Israel’s benchmark government bonds fell, pushing yields to the highest in almost two months, as better-than-forecast economic growth increased bets the Bank of Israel will keep interest rates unchanged this month.
The yield on the 4.25 percent notes due March 2023 gained five basis points, or 0.05 percentage point, to 3.89 percent, the highest since June 24, at the close in Tel Aviv. One-year interest-rate swaps, an indicator of investor expectations for rates over the period, fell one basis point to 1.15 percent on Aug. 16. The benchmark TA-25 Index of equities rose 0.2 percent.
The Israeli economy expanded an annualized 5.1 percent in the second quarter compared with a revised 2.7 percent in the previous quarter, driven by an increase in exports and consumer spending, the Central Bureau of Statistics said. The median estimate of eight economists surveyed by Bloomberg was 3 percent. Israel’s purchasing managers index increased in July to 47.6 from 46 in the previous month, Bank Hapoalim said.
“The good economic data should postpone another interest rate cut at the end of this month,” Assaf Rosenberg, head of fixed-income sales at Excellence Nessuah Investment House Ltd., in Ramat Gan, Israel, said by phone.

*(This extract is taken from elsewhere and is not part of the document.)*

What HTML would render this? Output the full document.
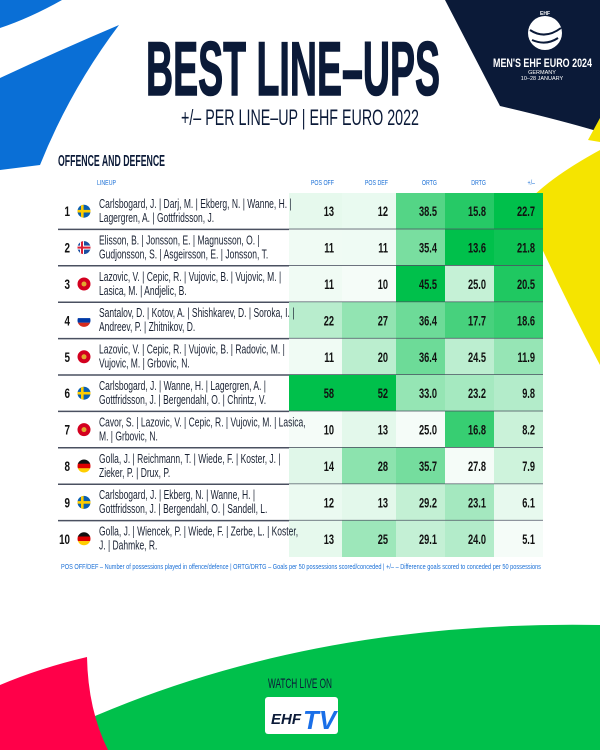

The central bank’s monetary policy committee, led by interim Governor Karnit Flug, will hold interest rates at 1.25 percent on August 26, according all 15 analysts surveyed by Bloomberg. The Bank of Israel has gradually lowered interest rates from 3.25 percent in 2011 to help boost economic growth.
Annual inflation accelerated to 2.2 percent from 2 percent after the government increased sales taxes, the statistics bureau said Aug. 15. The government’s target range for annual inflation is 1 percent to 3 percent. Economic growth is forecast to slow to 3.2 percent in 2014, from 3.8 percent this year, the central bank said June 24.
The Finance Ministry will tomorrow sell a combined 1.2 billion shekels ($336 million) in government bonds.